Ergebnisse der Volksabstimmung
Die Mehrzahl der Bürger stimmte am 27.November 2011 mit 58,8 Prozent (das waren 2,16 Millionen Nein-Stimmen) dagegen, dass ihr Bundesland Baden-Württemberg aus der Finanzierung des Projektes Stuttgart 21 aussteigt.
41,2 Prozent ( oder 1,51 Millionen Ja-Stimmen) verlangten den Ausstieg. Damit steht fest, der umstrittene Tiefbahnhof in Stuttgart verfügt über eine klare Legitimation, Stuttgart 21 wird gebaut werden.
An der zweiten Abstimmung seit Bestehen des Bundeslandes (die erste war 1971) beteiligten sich von 7,6 Millionen Abstimmungsberechtigten 3,7 Millionen, das entspricht einer Beteiligung von 48,3 Prozent, was nach Meinung vieler als hoch anzusehen ist.
In Ulm lag die Beteiligung an der Abstimmung mit 52,1 Prozent höher als im Landesdurchschnitt. 69,1 Prozent der Ulmer (29.062) sagten Nein zum Ausstieg, 30,9 Prozent (12.971) sagten Ja. Klare Verhältnisse. Daran gibt es nichts zu deuten.
Auffallend am Abstimmungsverhalten ist, dass in vielen Städten Badens (Mannheim, Heidelberg, Karlsruhe, Freiburg, Emmendingen, Lörrach) Mehrheiten für einen Ausstieg aus S 21 waren, allerdings bei z.T. geringen Wahlbeteiligungen (z.B. 33 Prozent in Mannheim). Auch die Landeshauptstadt Stuttgart überraschte: Bei hoher Beteiligung (mit 68 Prozent die höchste im Land) stimmten 52,9 Prozent gegen einen Ausstieg aus dem Tiefbahnhofprojekt.
Quorum muss geändert werden
Eine Frage, die vor der Abstimmung heftig diskutiert wurde, war: Was wird, wenn zwar die Mehrheit für einen Ausstieg aus Stuttgart 21 stimmt und dabei das von der Landesverfassung verlangte Quorum von 33,3 Prozent (von 7,6 Millionen, also 2,54 Millionen) verfehlt wird?
Dieses Quorum hätte nämlich zu der rechtlich eindeutigen, politisch aber höchst konfliktträchtigen Situation führen können, dass zwar eine klare Mehrheit gegen Stuttgart 21 gestimmt hätte, aber eben nicht das verlangte Drittel. Rechtlich wäre dann die Voraussetzung zum Weiterbau des Tiefbahnhofes erfüllt gewesen, politisch hätte dies vermutlich dazu geführt, dass die Wut der Bürger in Stuttgart noch größer geworden wäre. Die von einem Volksentscheid erwartete Befriedung wäre ausgeblieben.

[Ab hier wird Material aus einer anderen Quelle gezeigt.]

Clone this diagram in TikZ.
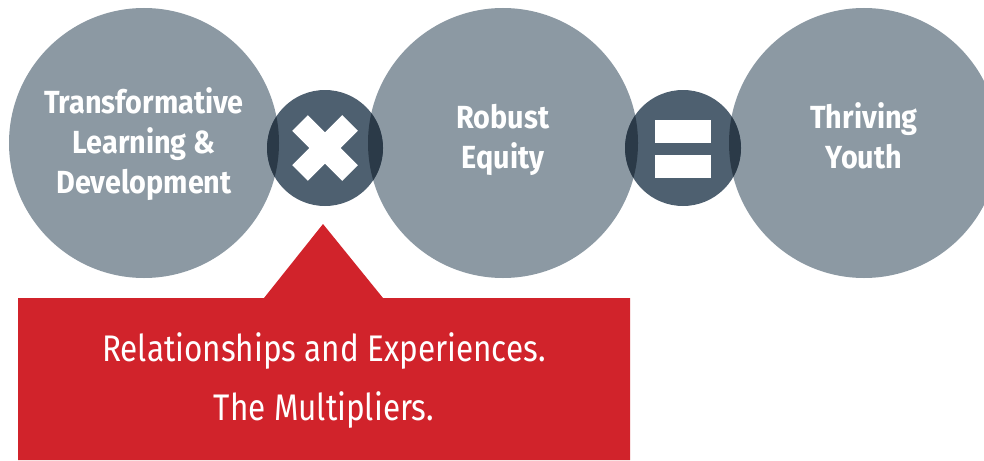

Soweit kam es nicht. Die Befürworter von Stuttgart 21 siegten haushoch; dadurch ist auch die problematische Bestimmung des Quorums irrelevant geworden. Für zukünftige Abstimmungen sollte dieses Quorum in der Landesverfassung jedoch herabgesetzt werden, um den Bürgern eine reale Möglichkeit zu geben, stärker auf politische Entscheidungen Einfluss zu nehmen.
Finanzierungsprobleme bei Stuttgart 21 geklärt?
Der Finanzierungsvertrag von 2009 zum Großprojekt Stuttgart 21 legt fest, wie hoch der finanzielle Anteil der einzelnen Projektbeteiligten ist und wie hoch die Gesamtkosten sein werden, nämlich 4,5 Milliarden Euro. Sollte diese Summe nicht ausreichen, sieht der Vertrag vor, dass die Verteilung der Mehrkosten im Gespräch zwischen DB, Bund, Baden-Württemberg und Stadt Stuttgart geklärt wird.
Bereits heute – einen Tag nach der Abstimmung – zeichnet sich ab, dass das Land Baden-Württemberg unter der Führung des grünen Ministerpräsidenten Winfried Kretschmann nicht bereit sein wird, mehr zu bezahlen als im Vertrag vorgesehen.
Wir sehen: Auch wenn jetzt gebaut werden kann – der Konflikt um Stuttgart 21 ist nicht zu Ende.